— begin DATA SECTION —

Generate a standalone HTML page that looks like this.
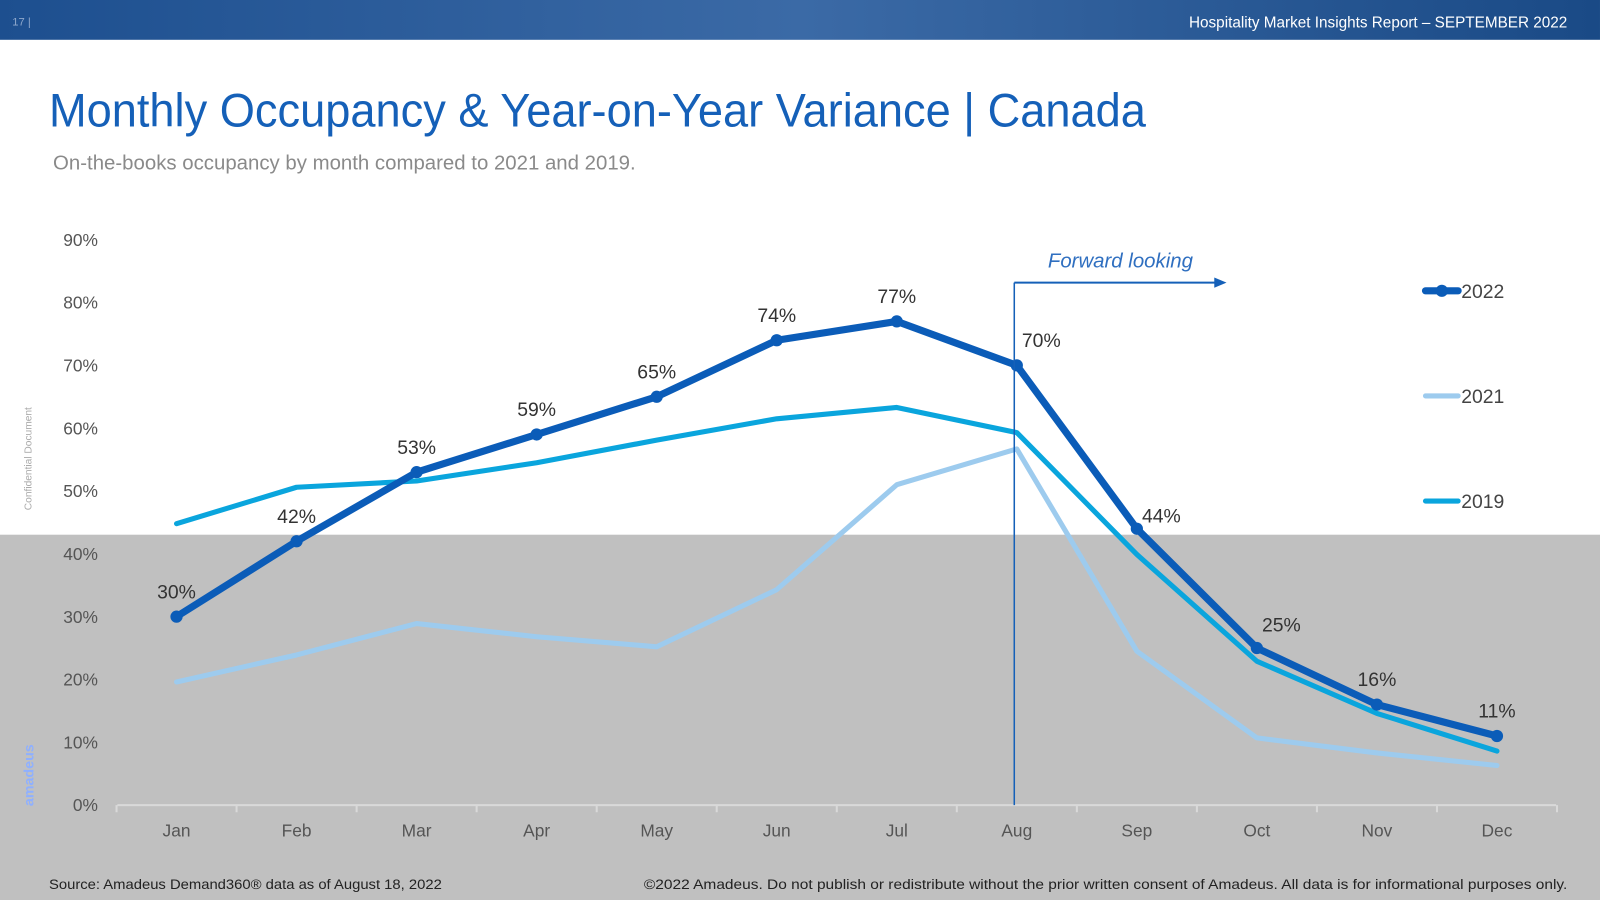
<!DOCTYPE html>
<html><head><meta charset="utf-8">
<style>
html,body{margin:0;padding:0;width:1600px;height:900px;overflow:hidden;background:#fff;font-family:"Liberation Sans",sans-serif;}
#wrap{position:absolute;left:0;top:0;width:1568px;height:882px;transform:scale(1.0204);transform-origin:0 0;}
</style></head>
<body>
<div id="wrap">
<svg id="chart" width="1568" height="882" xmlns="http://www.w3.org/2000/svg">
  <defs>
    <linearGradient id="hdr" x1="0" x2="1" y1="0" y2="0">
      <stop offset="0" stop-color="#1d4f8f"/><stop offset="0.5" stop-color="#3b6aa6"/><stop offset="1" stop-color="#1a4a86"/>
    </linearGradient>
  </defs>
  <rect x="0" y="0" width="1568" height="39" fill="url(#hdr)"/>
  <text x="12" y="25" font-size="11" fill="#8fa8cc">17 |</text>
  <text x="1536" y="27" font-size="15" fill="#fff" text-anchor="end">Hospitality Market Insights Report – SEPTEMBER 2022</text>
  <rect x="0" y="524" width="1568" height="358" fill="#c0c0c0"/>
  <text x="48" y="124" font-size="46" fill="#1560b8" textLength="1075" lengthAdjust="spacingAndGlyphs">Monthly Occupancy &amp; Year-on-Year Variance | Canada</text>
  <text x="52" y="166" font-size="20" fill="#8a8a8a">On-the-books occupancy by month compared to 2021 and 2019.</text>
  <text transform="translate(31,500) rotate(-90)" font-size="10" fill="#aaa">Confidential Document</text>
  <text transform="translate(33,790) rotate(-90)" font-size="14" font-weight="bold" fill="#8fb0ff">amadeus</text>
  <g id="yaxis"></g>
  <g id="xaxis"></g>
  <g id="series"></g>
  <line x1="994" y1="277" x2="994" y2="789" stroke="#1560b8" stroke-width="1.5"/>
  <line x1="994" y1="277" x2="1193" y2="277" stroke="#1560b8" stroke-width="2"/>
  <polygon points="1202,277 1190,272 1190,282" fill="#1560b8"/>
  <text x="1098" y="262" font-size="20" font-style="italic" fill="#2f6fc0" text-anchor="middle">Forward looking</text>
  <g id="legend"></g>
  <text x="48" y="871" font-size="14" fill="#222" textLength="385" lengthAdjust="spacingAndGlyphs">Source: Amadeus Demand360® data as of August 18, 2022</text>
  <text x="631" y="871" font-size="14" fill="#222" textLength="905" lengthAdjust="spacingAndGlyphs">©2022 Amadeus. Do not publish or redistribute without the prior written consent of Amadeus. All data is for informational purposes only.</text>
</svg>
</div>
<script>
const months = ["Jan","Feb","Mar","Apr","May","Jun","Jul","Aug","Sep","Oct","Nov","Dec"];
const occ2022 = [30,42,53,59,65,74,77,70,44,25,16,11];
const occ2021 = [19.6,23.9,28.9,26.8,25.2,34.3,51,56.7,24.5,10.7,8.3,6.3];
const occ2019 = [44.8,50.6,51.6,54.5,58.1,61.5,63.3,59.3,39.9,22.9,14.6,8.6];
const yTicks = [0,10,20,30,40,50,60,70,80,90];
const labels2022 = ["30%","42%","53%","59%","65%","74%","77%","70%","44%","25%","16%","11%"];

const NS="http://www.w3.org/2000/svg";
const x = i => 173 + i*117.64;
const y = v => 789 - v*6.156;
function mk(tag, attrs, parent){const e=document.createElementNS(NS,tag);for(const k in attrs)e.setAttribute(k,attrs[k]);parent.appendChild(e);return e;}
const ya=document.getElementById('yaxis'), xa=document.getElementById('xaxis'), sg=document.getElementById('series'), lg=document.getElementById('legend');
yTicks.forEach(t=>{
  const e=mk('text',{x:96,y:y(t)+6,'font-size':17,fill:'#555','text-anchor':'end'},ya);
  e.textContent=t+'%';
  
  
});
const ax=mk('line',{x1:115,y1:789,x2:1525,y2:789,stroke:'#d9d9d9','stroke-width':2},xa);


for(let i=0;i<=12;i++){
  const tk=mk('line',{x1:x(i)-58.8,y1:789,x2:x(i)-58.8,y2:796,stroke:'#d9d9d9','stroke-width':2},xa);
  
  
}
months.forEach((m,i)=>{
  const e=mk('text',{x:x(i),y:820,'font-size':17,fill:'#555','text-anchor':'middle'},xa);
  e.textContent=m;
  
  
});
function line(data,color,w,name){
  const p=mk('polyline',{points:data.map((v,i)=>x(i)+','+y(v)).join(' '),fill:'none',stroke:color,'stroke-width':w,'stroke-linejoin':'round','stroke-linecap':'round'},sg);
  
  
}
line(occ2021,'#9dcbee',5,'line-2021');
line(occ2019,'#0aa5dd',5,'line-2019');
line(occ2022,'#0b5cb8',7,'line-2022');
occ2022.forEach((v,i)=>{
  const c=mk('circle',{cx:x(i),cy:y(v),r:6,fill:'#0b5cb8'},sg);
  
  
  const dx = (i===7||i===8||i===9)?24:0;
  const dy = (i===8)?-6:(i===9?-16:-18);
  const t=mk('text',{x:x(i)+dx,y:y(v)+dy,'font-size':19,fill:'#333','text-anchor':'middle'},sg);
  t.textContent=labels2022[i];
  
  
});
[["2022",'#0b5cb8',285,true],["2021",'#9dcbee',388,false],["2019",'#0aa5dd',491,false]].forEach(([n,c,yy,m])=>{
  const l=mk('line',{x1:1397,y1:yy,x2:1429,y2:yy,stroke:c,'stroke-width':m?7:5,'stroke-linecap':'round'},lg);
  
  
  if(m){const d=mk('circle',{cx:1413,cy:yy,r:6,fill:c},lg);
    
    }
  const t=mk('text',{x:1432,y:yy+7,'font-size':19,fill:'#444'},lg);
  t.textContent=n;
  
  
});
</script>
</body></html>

— end DATA SECTION —

STATED GOAL
Set every line down exactly as written, leaving each picture out.

OUTPUT FOR THIS EXERCISE
Generate a standalone HTML page that looks like this.
<!DOCTYPE html>
<html><head><meta charset="utf-8">
<style>
html,body{margin:0;padding:0;width:1600px;height:900px;overflow:hidden;background:#fff;font-family:"Liberation Sans",sans-serif;}
#wrap{position:absolute;left:0;top:0;width:1568px;height:882px;transform:scale(1.0204);transform-origin:0 0;}
</style></head>
<body>
<div id="wrap">
<svg id="chart" width="1568" height="882" xmlns="http://www.w3.org/2000/svg">
  <defs>
    <linearGradient id="hdr" x1="0" x2="1" y1="0" y2="0">
      <stop offset="0" stop-color="#1d4f8f"/><stop offset="0.5" stop-color="#3b6aa6"/><stop offset="1" stop-color="#1a4a86"/>
    </linearGradient>
  </defs>
  <rect x="0" y="0" width="1568" height="39" fill="url(#hdr)"/>
  <text x="12" y="25" font-size="11" fill="#8fa8cc">17 |</text>
  <text x="1536" y="27" font-size="15" fill="#fff" text-anchor="end">Hospitality Market Insights Report – SEPTEMBER 2022</text>
  <rect x="0" y="524" width="1568" height="358" fill="#c0c0c0"/>
  <text x="48" y="124" font-size="46" fill="#1560b8" textLength="1075" lengthAdjust="spacingAndGlyphs">Monthly Occupancy &amp; Year-on-Year Variance | Canada</text>
  <text x="52" y="166" font-size="20" fill="#8a8a8a">On-the-books occupancy by month compared to 2021 and 2019.</text>
  <text transform="translate(31,500) rotate(-90)" font-size="10" fill="#aaa">Confidential Document</text>
  <text transform="translate(33,790) rotate(-90)" font-size="14" font-weight="bold" fill="#8fb0ff">amadeus</text>
  <g id="yaxis"></g>
  <g id="xaxis"></g>
  <g id="series"></g>
  <line x1="994" y1="277" x2="994" y2="789" stroke="#1560b8" stroke-width="1.5"/>
  <line x1="994" y1="277" x2="1193" y2="277" stroke="#1560b8" stroke-width="2"/>
  <polygon points="1202,277 1190,272 1190,282" fill="#1560b8"/>
  <text x="1098" y="262" font-size="20" font-style="italic" fill="#2f6fc0" text-anchor="middle">Forward looking</text>
  <g id="legend"></g>
  <text x="48" y="871" font-size="14" fill="#222" textLength="385" lengthAdjust="spacingAndGlyphs">Source: Amadeus Demand360® data as of August 18, 2022</text>
  <text x="631" y="871" font-size="14" fill="#222" textLength="905" lengthAdjust="spacingAndGlyphs">©2022 Amadeus. Do not publish or redistribute without the prior written consent of Amadeus. All data is for informational purposes only.</text>
</svg>
</div>
<script>
const months = ["Jan","Feb","Mar","Apr","May","Jun","Jul","Aug","Sep","Oct","Nov","Dec"];
const occ2022 = [30,42,53,59,65,74,77,70,44,25,16,11];
const occ2021 = [19.6,23.9,28.9,26.8,25.2,34.3,51,56.7,24.5,10.7,8.3,6.3];
const occ2019 = [44.8,50.6,51.6,54.5,58.1,61.5,63.3,59.3,39.9,22.9,14.6,8.6];
const yTicks = [0,10,20,30,40,50,60,70,80,90];
const labels2022 = ["30%","42%","53%","59%","65%","74%","77%","70%","44%","25%","16%","11%"];

const NS="http://www.w3.org/2000/svg";
const x = i => 173 + i*117.64;
const y = v => 789 - v*6.156;
function mk(tag, attrs, parent){const e=document.createElementNS(NS,tag);for(const k in attrs)e.setAttribute(k,attrs[k]);parent.appendChild(e);return e;}
const ya=document.getElementById('yaxis'), xa=document.getElementById('xaxis'), sg=document.getElementById('series'), lg=document.getElementById('legend');
yTicks.forEach(t=>{
  const e=mk('text',{x:96,y:y(t)+6,'font-size':17,fill:'#555','text-anchor':'end'},ya);
  e.textContent=t+'%';
  
  
});
const ax=mk('line',{x1:115,y1:789,x2:1525,y2:789,stroke:'#d9d9d9','stroke-width':2},xa);


for(let i=0;i<=12;i++){
  const tk=mk('line',{x1:x(i)-58.8,y1:789,x2:x(i)-58.8,y2:796,stroke:'#d9d9d9','stroke-width':2},xa);
  
  
}
months.forEach((m,i)=>{
  const e=mk('text',{x:x(i),y:820,'font-size':17,fill:'#555','text-anchor':'middle'},xa);
  e.textContent=m;
  
  
});
function line(data,color,w,name){
  const p=mk('polyline',{points:data.map((v,i)=>x(i)+','+y(v)).join(' '),fill:'none',stroke:color,'stroke-width':w,'stroke-linejoin':'round','stroke-linecap':'round'},sg);
  
  
}
line(occ2021,'#9dcbee',5,'line-2021');
line(occ2019,'#0aa5dd',5,'line-2019');
line(occ2022,'#0b5cb8',7,'line-2022');
occ2022.forEach((v,i)=>{
  const c=mk('circle',{cx:x(i),cy:y(v),r:6,fill:'#0b5cb8'},sg);
  
  
  const dx = (i===7||i===8||i===9)?24:0;
  const dy = (i===8)?-6:(i===9?-16:-18);
  const t=mk('text',{x:x(i)+dx,y:y(v)+dy,'font-size':19,fill:'#333','text-anchor':'middle'},sg);
  t.textContent=labels2022[i];
  
  
});
[["2022",'#0b5cb8',285,true],["2021",'#9dcbee',388,false],["2019",'#0aa5dd',491,false]].forEach(([n,c,yy,m])=>{
  const l=mk('line',{x1:1397,y1:yy,x2:1429,y2:yy,stroke:c,'stroke-width':m?7:5,'stroke-linecap':'round'},lg);
  
  
  if(m){const d=mk('circle',{cx:1413,cy:yy,r:6,fill:c},lg);
    
    }
  const t=mk('text',{x:1432,y:yy+7,'font-size':19,fill:'#444'},lg);
  t.textContent=n;
  
  
});
</script>
</body></html>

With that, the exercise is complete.